De rechtbank heeft, op basis van artikel 8:54, eerste lid, van de Algemene wet bestuursrecht (Awb), besloten om de behandeling van het verzoek ter zitting achterwege te laten. De rechtbank heeft vervolgens beoordeeld of het UWV in de proceskosten van verzoekster moest worden veroordeeld.
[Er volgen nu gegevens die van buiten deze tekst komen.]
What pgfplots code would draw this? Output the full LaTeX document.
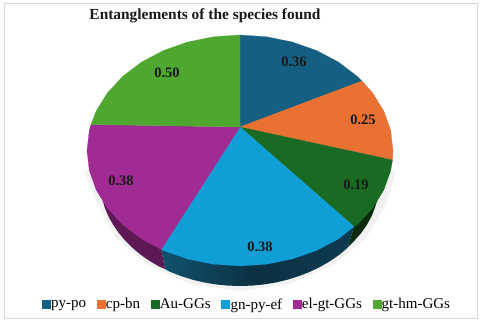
\documentclass[border=0pt]{standalone}
\usepackage{fontspec}
\setmainfont{Liberation Serif}
\usepackage{pgfplots}
\pgfplotsset{compat=1.18}
\definecolor{cA}{HTML}{156082}
\definecolor{cB}{HTML}{E97132}
\definecolor{cC}{HTML}{196B24}
\definecolor{cD}{HTML}{0F9ED5}
\definecolor{cE}{HTML}{A02B93}
\definecolor{cF}{HTML}{4EA72E}
\definecolor{frameC}{HTML}{D8D8D8}
\pgfplotsset{sq/.style={legend image code/.code={\fill[##1] (0pt,-4pt) rectangle (8pt,4pt);}}}
\begin{document}
\begin{tikzpicture}
\begin{axis}[
  name=ax,
  width=480pt,height=324pt,scale only axis,
  xmin=0,xmax=480,ymin=0,ymax=324,y dir=reverse,
  axis lines=none,ticks=none,clip=false,
  legend columns=6,
  legend style={at={(axis cs:246.5,304.5)},anchor=center,draw=none,fill=none,font=\fontsize{15}{15}\selectfont,
    inner sep=0pt,
    /tikz/every even column/.append style={column sep=9.6pt},
    /tikz/every odd column/.append style={column sep=0pt},
    nodes={inner xsep=1pt,inner ysep=0pt}},
  legend cell align=left,
]
% frame
\addplot[forget plot,draw=frameC,line width=1pt,fill=white] coordinates {(4,4)(477,4)(477,318)(4,318)} --cycle;
% soft shadow
\addplot[forget plot,fill=black!5,draw=none] coordinates {(84,170)(98,205)(116,238)(148,265)(190,284)(240,291)(290,284)(333,265)(366,238)(386,205)(396,170)} --cycle;
% side walls
\addplot[forget plot,draw=none,fill=cC!40!black] coordinates {(380,180)(379.5,189)(377.9,198.4)(375,207.5)(371.6,216.3)(366.8,225)(361.2,233)(355,240)(348,247)(354,226.5)} --cycle;
\addplot[forget plot,draw=none,left color=cA!85!black,right color=cA!62!black,middle color=cA!50!black] coordinates {(354,226.5)(348,247)(347.2,248.1)(339,255)(330,261.2)(320.3,266.8)(310,271.8)(299.2,276)(287.9,279.6)(276.2,282.4)(264.3,284.4)(252.2,285.6)(240,286)(227.8,285.6)(215.7,284.4)(203.8,282.4)(192.1,279.6)(180.8,276)(170,271.8)(165,269)(161.2,249.5)} --cycle;
\addplot[forget plot,draw=none,fill=cE!58!black] coordinates {(165,269)(159.7,266.8)(150,261.2)(141,255)(132.8,248.1)(125.4,240.9)(118.8,233)(113.2,224.9)(108.4,216.3)(104.7,207.5)(102.1,198.4)(100.5,189.2)(100,180)(161.2,249.5)} --cycle;
% top faces
\addplot[sq,fill=cA,draw=cA,line width=0.2pt] coordinates {(240,127)(240,35)(266.6,36.8)(292.3,42)(316.5,50.5)(338.3,62)(357.2,76.3)(362,81)} --cycle;
\addlegendentry{py-po}
\addplot[sq,fill=cB,draw=cB,line width=0.2pt] coordinates {(240,127)(362,81)(372.5,92.8)(383.8,111)(390.7,130.4)(393,150.5)(392.5,160)} --cycle;
\addlegendentry{cp-bn}
\addplot[sq,fill=cC,draw=cC,line width=0.2pt] coordinates {(240,127)(392.5,160)(390.7,170.6)(383.8,190)(372.5,208.3)(357.2,224.7)(354,226.5)} --cycle;
\addlegendentry{Au-GGs}
\addplot[sq,fill=cD,draw=cD,line width=0.2pt] coordinates {(240,127)(354,226.5)(338.3,239)(316.5,250.5)(292.3,259)(266.6,264.2)(240,266)(213.4,264.2)(187.7,259)(163.5,250.5)(161.2,249.5)} --cycle;
\addlegendentry{gn-py-ef}
\addplot[sq,fill=cE,draw=cE,line width=0.2pt] coordinates {(240,127)(161.2,249.5)(141.7,239)(122.8,224.7)(107.5,208.3)(96.2,190)(89.3,170.6)(87,150.5)(89.3,130.4)(91,124.5)} --cycle;
\addlegendentry{el-gt-GGs}
\addplot[sq,fill=cF,draw=cF,line width=0.2pt] coordinates {(240,127)(91,124.5)(96.2,111)(107.5,92.8)(122.8,76.3)(141.7,62)(163.5,50.5)(187.7,42)(213.4,36.8)(240,35)} --cycle;
\addlegendentry{gt-hm-GGs}
% value labels
\addplot[forget plot,draw=none,mark=none,nodes near coords,point meta=explicit symbolic,
  every node near coord/.style={anchor=center,inner sep=0pt,font=\fontsize{14.5}{14.5}\selectfont\bfseries,text=black!90}]
  coordinates {(294,62)[0.36] (363,120)[0.25] (356,184.5)[0.19] (260,247)[0.38] (121,181)[0.38] (167,73)[0.50]};
\node[font=\fontsize{15.4}{15.4}\selectfont\bfseries,text=black!90] at (axis cs:205,16) {Entanglements of the species found};
\end{axis}
\pgfresetboundingbox
\useasboundingbox (ax.south west) rectangle (ax.north east);
\end{tikzpicture}
\end{document}
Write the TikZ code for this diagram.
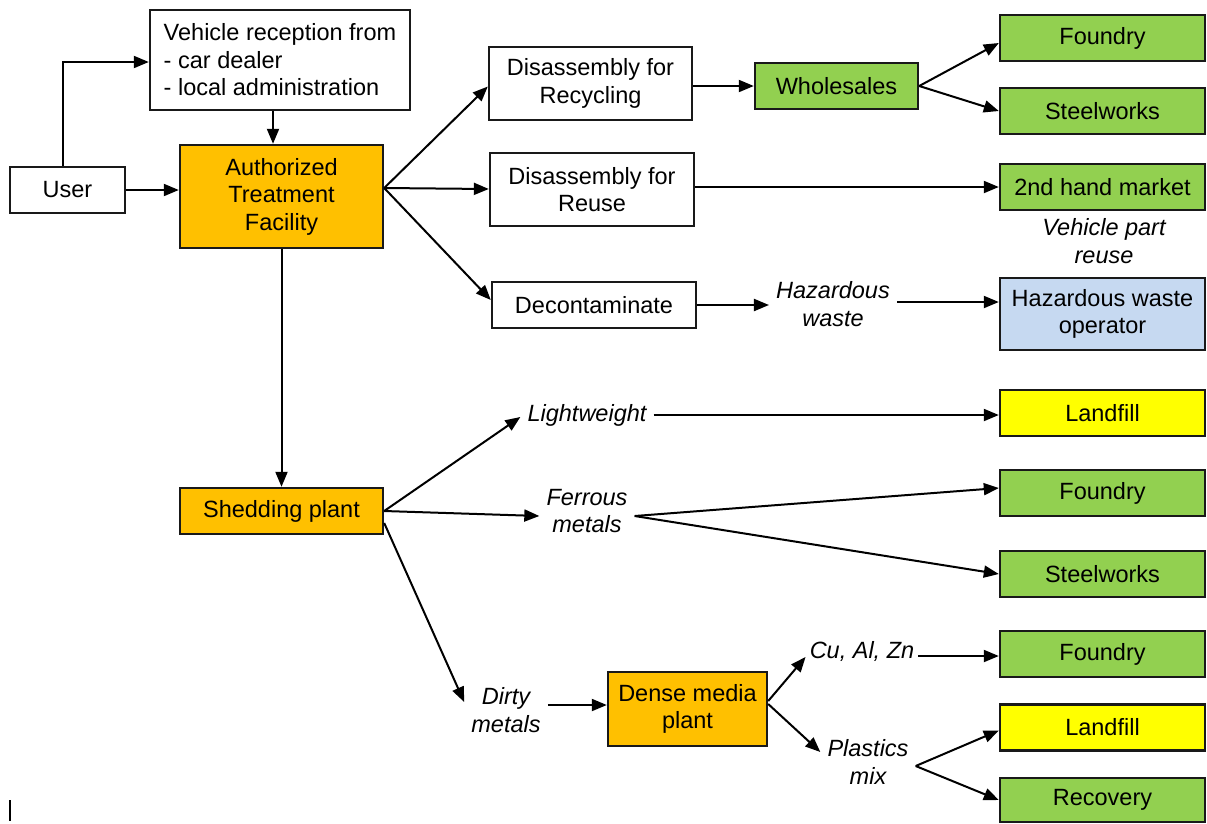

Op grond van artikel 8:75a, eerste lid, van de Awb kan de rechtbank het bestuursorgaan veroordelen in de proceskosten indien het beroep wordt ingetrokken omdat het bestuursorgaan aan de indiener van het beroepschrift is tegemoetgekomen.
De rechtbank concludeert dat het UWV aan verzoekster is tegemoetgekomen, en veroordeelt het UWV in de proceskosten van verzoekster tot een bedrag van € 837,-. Dit bedrag is vastgesteld op basis van het Besluit proceskosten bestuursrecht, waarbij rekening is gehouden met de door een derde beroepsmatig verleende rechtsbijstand. Daarnaast overweegt de rechtbank dat het UWV op grond van artikel 8:41, zevende lid, van de Awb het griffierecht van € 365,- aan verzoekster dient te vergoeden, zodat een aparte veroordeling daarvoor niet nodig is. De uitspraak is gedaan door mr. M. Snoeks, rechter, en openbaar gemaakt op 25 juli 2023.